# [What you are asked to do]
Return the lines below exactly, from the first line to the line that contains "y_ticks = [0.825, 0.850, 0.875, 0.900, 0.925, 0.950, 0.975]". Leave out pictures.

# [Listing]

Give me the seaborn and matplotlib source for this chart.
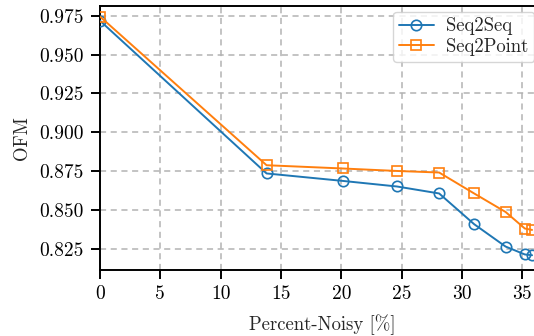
import matplotlib
matplotlib.use("Agg")
import matplotlib.pyplot as plt
import seaborn as sns
import pandas as pd

# Percent of noisy samples and the resulting OFM score per model
seq2seq_x = [0.0, 13.8, 20.1, 24.6, 28.1, 31.0, 33.6, 35.2, 35.8]
seq2seq_ofm = [0.9718, 0.8734, 0.8686, 0.8650, 0.8605, 0.8407, 0.8263, 0.8212, 0.8207]

seq2point_x = [0.0, 13.8, 20.1, 24.6, 28.1, 31.0, 33.6, 35.2, 35.8]
seq2point_ofm = [0.9745, 0.8787, 0.8766, 0.8750, 0.8740, 0.8605, 0.8486, 0.8379, 0.8370]

x_ticks = [0, 5, 10, 15, 20, 25, 30, 35]
y_ticks = [0.825, 0.850, 0.875, 0.900, 0.925, 0.950, 0.975]

sns.set_theme(style="ticks")
plt.rcParams["font.family"] = ["cmr10", "DejaVu Serif"]
plt.rcParams["axes.formatter.use_mathtext"] = True
plt.rcParams["mathtext.fontset"] = "cm"

W, H = 534, 336
fig = plt.figure(figsize=(W / 100, H / 100), dpi=100)
left, right, top, bottom = 100, 545, 5.7, 269.5
ax = fig.add_axes([left / W, (H - bottom) / H, (right - left) / W, (bottom - top) / H])

blue = "#1f77b4"
orange = "#ff7f0e"

df_a = pd.DataFrame({"x": seq2seq_x, "ofm": seq2seq_ofm})
df_b = pd.DataFrame({"x": seq2point_x, "ofm": seq2point_ofm})

sns.lineplot(data=df_a, x="x", y="ofm", ax=ax, color=blue, marker="o",
             markersize=7.5, markerfacecolor="none", markeredgecolor=blue,
             markeredgewidth=1.2, linewidth=1.4, label="Seq2Seq", zorder=3)
sns.lineplot(data=df_b, x="x", y="ofm", ax=ax, color=orange, marker="s",
             markersize=7.5, markerfacecolor="none", markeredgecolor=orange,
             markeredgewidth=1.2, linewidth=1.4, label="Seq2Point", zorder=3)

ax.set_xlim(0, 36.87)
ax.set_ylim(0.8115, 0.9815)
ax.set_xticks(x_ticks)
ax.set_yticks(y_ticks)
ax.set_yticklabels([f"{v:.3f}" for v in y_ticks])
ax.set_xticklabels([str(v) for v in x_ticks])

ax.grid(True, linestyle=(0, (4, 3)), color="#b3b3b3", linewidth=1.1)
ax.set_axisbelow(True)

for s in ax.spines.values():
    s.set_color("black")
    s.set_linewidth(1.4)

ax.tick_params(axis="both", direction="out", length=6.5, width=1.4,
               labelsize=14, pad=5, colors="black")

ax.set_xlabel("Percent-Noisy [%]", fontsize=13.5, labelpad=8)
ax.set_ylabel("OFM", fontsize=13.5, labelpad=6)

leg = ax.legend(loc="upper left", bbox_to_anchor=(393 / W, (H - 11.5) / H),
                bbox_transform=fig.transFigure, fontsize=13.5, frameon=True,
                fancybox=True, framealpha=0.8, edgecolor="#cccccc",
                borderaxespad=0.0, borderpad=0.3, handlelength=1.9,
                handletextpad=0.65, labelspacing=0.15)

fig.savefig("out.png", dpi=100)
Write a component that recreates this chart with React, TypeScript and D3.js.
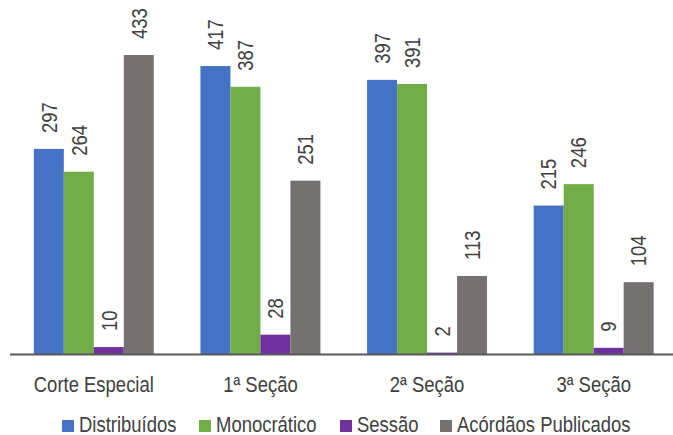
import React from "react";
import * as d3 from "d3";

const categories = ["Corte Especial", "1ª Seção", "2ª Seção", "3ª Seção"];
const seriesNames = ["Distribuídos", "Monocrático", "Sessão", "Acórdãos Publicados"];
const distribuidos = [297, 417, 397, 215];
const monocratico = [264, 387, 391, 246];
const sessao = [10, 28, 2, 9];
const acordaos = [433, 251, 113, 104];
const colors = ["#4472C4", "#70AD47", "#7030A0", "#767171"];

const W = 673;
const H = 435;
const FONT = "'Liberation Sans', Arial, sans-serif";
const FS = 22;
const SX = 0.84;

export default function App() {
  const series = [distribuidos, monocratico, sessao, acordaos];
  const x0 = d3.scaleBand<string>().domain(categories).range([10.5, 677]).paddingInner(0.28).paddingOuter(0.14);
  const x1 = d3.scaleBand<string>().domain(seriesNames).range([0, x0.bandwidth()]);
  const y = d3.scaleLinear().domain([0, 433]).range([354, 55]);

  const legendX = [62, 199, 340, 440];

  return (
    <svg width={W} height={H} style={{ position: "absolute", left: 0, top: 0, background: "#fff" }} fontFamily={FONT}>
      {categories.map((c, ci) => (
        <g key={c} transform={`translate(${x0(c)},0)`}>
          {seriesNames.map((s, si) => {
            const v = series[si][ci];
            const bx = x1(s)!;
            const top = y(v);
            const cx = bx + x1.bandwidth() / 2;
            return (
              <g key={s}>
                <rect x={bx} y={top} width={x1.bandwidth()} height={y(0) - top} fill={colors[si]} />
                <text
                  transform={`translate(${cx},${top - 16}) rotate(-90) scale(${SX},1)`}
                  dy="0.35em"
                  fontSize={FS}
                  fill="#404040"
                  textAnchor="start"
                >
                  {v}
                </text>
              </g>
            );
          })}
          <text
            transform={`translate(${x0.bandwidth() / 2},391.5) scale(${SX},1)`}
            textAnchor="middle"
            fontSize={FS}
            fill="#404040"
          >
            {c}
          </text>
        </g>
      ))}
      <line x1={10} x2={673} y1={354.5} y2={354.5} stroke="#595959" strokeWidth={2} />
      {seriesNames.map((s, si) => (
        <g key={s} transform={`translate(${legendX[si]},0)`}>
          <rect x={0} y={420} width={12} height={12} fill={colors[si]} />
          <text transform={`translate(17,432) scale(${SX},1)`} fontSize={FS} fill="#404040">
            {s}
          </text>
        </g>
      ))}
    </svg>
  );
}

# [Solution to this problem]
Give me the seaborn and matplotlib source for this chart.
import matplotlib
matplotlib.use("Agg")
import matplotlib.pyplot as plt
import seaborn as sns
import pandas as pd

# Percent of noisy samples and the resulting OFM score per model
seq2seq_x = [0.0, 13.8, 20.1, 24.6, 28.1, 31.0, 33.6, 35.2, 35.8]
seq2seq_ofm = [0.9718, 0.8734, 0.8686, 0.8650, 0.8605, 0.8407, 0.8263, 0.8212, 0.8207]

seq2point_x = [0.0, 13.8, 20.1, 24.6, 28.1, 31.0, 33.6, 35.2, 35.8]
seq2point_ofm = [0.9745, 0.8787, 0.8766, 0.8750, 0.8740, 0.8605, 0.8486, 0.8379, 0.8370]

x_ticks = [0, 5, 10, 15, 20, 25, 30, 35]
y_ticks = [0.825, 0.850, 0.875, 0.900, 0.925, 0.950, 0.975]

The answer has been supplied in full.